**Set task:**
Repeat every record exactly, but keep images out of the copy.

(A block of data)
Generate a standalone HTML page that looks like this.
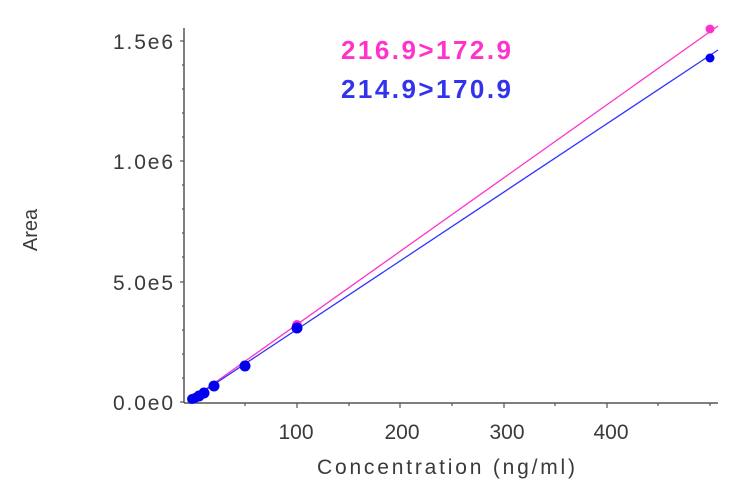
<!DOCTYPE html>
<html><head><style>body{margin:0;background:#fff}</style></head><body>
<svg width="750" height="495" xmlns="http://www.w3.org/2000/svg" font-family="Liberation Sans, sans-serif">
<rect width="750" height="495" fill="#fff"/>
<g stroke="#555" stroke-width="1.5" fill="none">
<line x1="184" y1="28" x2="184" y2="403"/>
<line x1="184" y1="403" x2="718" y2="403"/>
</g>
<g stroke="#555" stroke-width="1.2">
<line x1="180" y1="41" x2="184" y2="41"/><line x1="180" y1="161" x2="184" y2="161"/><line x1="180" y1="282" x2="184" y2="282"/><line x1="180" y1="402" x2="184" y2="402"/>
<line x1="182" y1="65" x2="184" y2="65"/><line x1="182" y1="89" x2="184" y2="89"/><line x1="182" y1="113" x2="184" y2="113"/><line x1="182" y1="137" x2="184" y2="137"/>
<line x1="182" y1="185" x2="184" y2="185"/><line x1="182" y1="209" x2="184" y2="209"/><line x1="182" y1="233" x2="184" y2="233"/><line x1="182" y1="257" x2="184" y2="257"/>
<line x1="182" y1="306" x2="184" y2="306"/><line x1="182" y1="330" x2="184" y2="330"/><line x1="182" y1="354" x2="184" y2="354"/><line x1="182" y1="378" x2="184" y2="378"/>
<line x1="297" y1="403" x2="297" y2="408"/><line x1="400" y1="403" x2="400" y2="408"/><line x1="504" y1="403" x2="504" y2="408"/><line x1="607" y1="403" x2="607" y2="408"/>
<line x1="245" y1="403" x2="245" y2="406"/><line x1="349" y1="403" x2="349" y2="406"/><line x1="452" y1="403" x2="452" y2="406"/><line x1="555" y1="403" x2="555" y2="406"/><line x1="658" y1="403" x2="658" y2="406"/><line x1="710" y1="403" x2="710" y2="406"/>
</g>
<g fill="#3a3a3a" font-size="21" text-anchor="end">
<text x="173" y="49" textLength="60">1.5e6</text><text x="173" y="169" textLength="60">1.0e6</text><text x="173" y="290" textLength="60">5.0e5</text><text x="173" y="410" textLength="60">0.0e0</text>
</g>
<g fill="#3a3a3a" font-size="21" text-anchor="middle">
<text x="296" y="439">100</text><text x="402" y="439">200</text><text x="507" y="439">300</text><text x="611" y="439">400</text>
<text x="446" y="474" textLength="258">Concentration (ng/ml)</text>
<text transform="translate(37,230) rotate(-90)" font-size="20">Area</text>
</g>
<line x1="189" y1="401" x2="718" y2="26" stroke="#ff33cc" stroke-width="1.3"/>
<line x1="189" y1="401" x2="718" y2="50" stroke="#3333ff" stroke-width="1.3"/>
<g fill="#ff33cc"><circle cx="710" cy="29" r="4.5"/><circle cx="297" cy="325" r="5"/></g>
<g fill="#0000ee">
<circle cx="710" cy="58" r="4.5"/><circle cx="297" cy="328" r="5.5"/><circle cx="245" cy="366" r="5.5"/><circle cx="214" cy="386" r="5.5"/><circle cx="204" cy="393" r="5.5"/><circle cx="199" cy="396" r="5.5"/><circle cx="195" cy="398" r="5"/><circle cx="192" cy="399" r="5"/>
</g>
<text x="341" y="59" font-size="26" font-weight="bold" fill="#ff33cc" textLength="170">216.9&gt;172.9</text>
<text x="341" y="98" font-size="26" font-weight="bold" fill="#3333ee" textLength="170">214.9&gt;170.9</text>
</svg>
</body></html>
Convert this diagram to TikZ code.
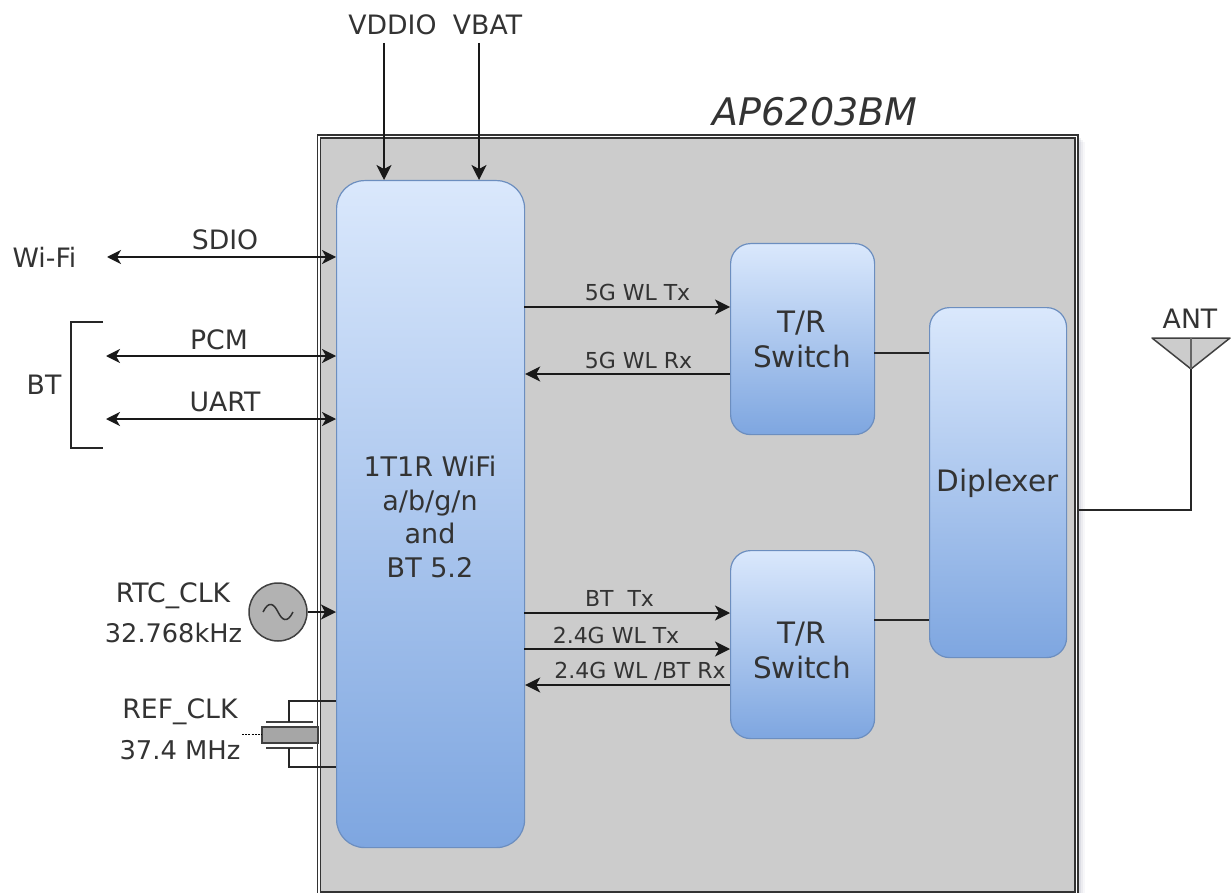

**Solution to the exercise:**
Generate a standalone HTML page that looks like this.
<!DOCTYPE html>
<html><head><style>body{margin:0;background:#fff}</style></head><body>
<svg width="750" height="495" xmlns="http://www.w3.org/2000/svg" font-family="Liberation Sans, sans-serif">
<rect width="750" height="495" fill="#fff"/>
<g stroke="#555" stroke-width="1.5" fill="none">
<line x1="184" y1="28" x2="184" y2="403"/>
<line x1="184" y1="403" x2="718" y2="403"/>
</g>
<g stroke="#555" stroke-width="1.2">
<line x1="180" y1="41" x2="184" y2="41"/><line x1="180" y1="161" x2="184" y2="161"/><line x1="180" y1="282" x2="184" y2="282"/><line x1="180" y1="402" x2="184" y2="402"/>
<line x1="182" y1="65" x2="184" y2="65"/><line x1="182" y1="89" x2="184" y2="89"/><line x1="182" y1="113" x2="184" y2="113"/><line x1="182" y1="137" x2="184" y2="137"/>
<line x1="182" y1="185" x2="184" y2="185"/><line x1="182" y1="209" x2="184" y2="209"/><line x1="182" y1="233" x2="184" y2="233"/><line x1="182" y1="257" x2="184" y2="257"/>
<line x1="182" y1="306" x2="184" y2="306"/><line x1="182" y1="330" x2="184" y2="330"/><line x1="182" y1="354" x2="184" y2="354"/><line x1="182" y1="378" x2="184" y2="378"/>
<line x1="297" y1="403" x2="297" y2="408"/><line x1="400" y1="403" x2="400" y2="408"/><line x1="504" y1="403" x2="504" y2="408"/><line x1="607" y1="403" x2="607" y2="408"/>
<line x1="245" y1="403" x2="245" y2="406"/><line x1="349" y1="403" x2="349" y2="406"/><line x1="452" y1="403" x2="452" y2="406"/><line x1="555" y1="403" x2="555" y2="406"/><line x1="658" y1="403" x2="658" y2="406"/><line x1="710" y1="403" x2="710" y2="406"/>
</g>
<g fill="#3a3a3a" font-size="21" text-anchor="end">
<text x="173" y="49" textLength="60">1.5e6</text><text x="173" y="169" textLength="60">1.0e6</text><text x="173" y="290" textLength="60">5.0e5</text><text x="173" y="410" textLength="60">0.0e0</text>
</g>
<g fill="#3a3a3a" font-size="21" text-anchor="middle">
<text x="296" y="439">100</text><text x="402" y="439">200</text><text x="507" y="439">300</text><text x="611" y="439">400</text>
<text x="446" y="474" textLength="258">Concentration (ng/ml)</text>
<text transform="translate(37,230) rotate(-90)" font-size="20">Area</text>
</g>
<line x1="189" y1="401" x2="718" y2="26" stroke="#ff33cc" stroke-width="1.3"/>
<line x1="189" y1="401" x2="718" y2="50" stroke="#3333ff" stroke-width="1.3"/>
<g fill="#ff33cc"><circle cx="710" cy="29" r="4.5"/><circle cx="297" cy="325" r="5"/></g>
<g fill="#0000ee">
<circle cx="710" cy="58" r="4.5"/><circle cx="297" cy="328" r="5.5"/><circle cx="245" cy="366" r="5.5"/><circle cx="214" cy="386" r="5.5"/><circle cx="204" cy="393" r="5.5"/><circle cx="199" cy="396" r="5.5"/><circle cx="195" cy="398" r="5"/><circle cx="192" cy="399" r="5"/>
</g>
<text x="341" y="59" font-size="26" font-weight="bold" fill="#ff33cc" textLength="170">216.9&gt;172.9</text>
<text x="341" y="98" font-size="26" font-weight="bold" fill="#3333ee" textLength="170">214.9&gt;170.9</text>
</svg>
</body></html>
Convert this diagram to TikZ code.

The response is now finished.